Everyone, no matter how much you know, gets caught sometimes. Great that the women on the bus helped out, though. Shows you that people, in spite of scammers, are decent and willing to do the right thing.

Leigh Shulman

Thank you again, C. Russso, for your compliments!

Luckily, the tourists routes are well traveled and it's generally easy to find someone who can give you advice on the best way to go and how much something should cost.

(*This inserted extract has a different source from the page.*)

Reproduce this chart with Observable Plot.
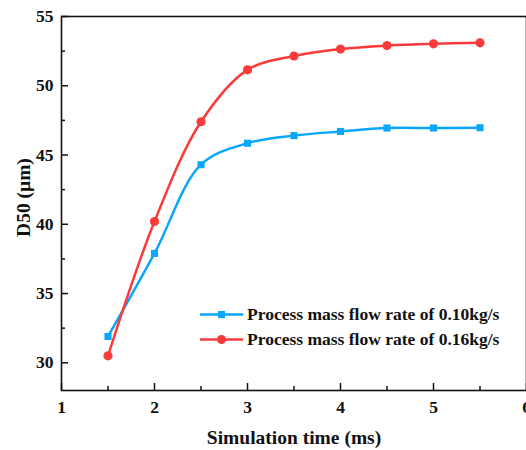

One thing, though, I found interesting, both airports in Buenos Aires advertised lists of prices to the airport. And yes, that is what cabs will charge, but my experience heading to the airport from Buenos Aires the meter clocked in at almost half the price.

Ken & Hanako

The norm in St. Petersburg & Moscow is to hail any random passing car, tell the driver where you want to go and then agree on a price. Seriously. If they're interested, they'll stop; if not, they won't. Usually you don't wait more than a minute or two (and that's in an area without lots of traffic). I was a bit freaked out about doing it the first time (especially since I don't speak any Russian), but it worked like a charm every time. Just say the name of the place you want to go and then start holding up fingers to indicate how much you want to pay.

Leigh Shulman

Wow, so ANYONE can be a taxi if they want? Not even with a hint of any control or overarching monitoring system? That would freak me out too.

Panama was imilar. Except for a little sign on the door or window, it's hard to know the difference between taxis and regular cars. In smaller town, anyone can choose to give you a ride as well, although it's not neccesarily the norm.

But it seemed to work there too even though there are no addresses and you pretty much make your way around town by landmark.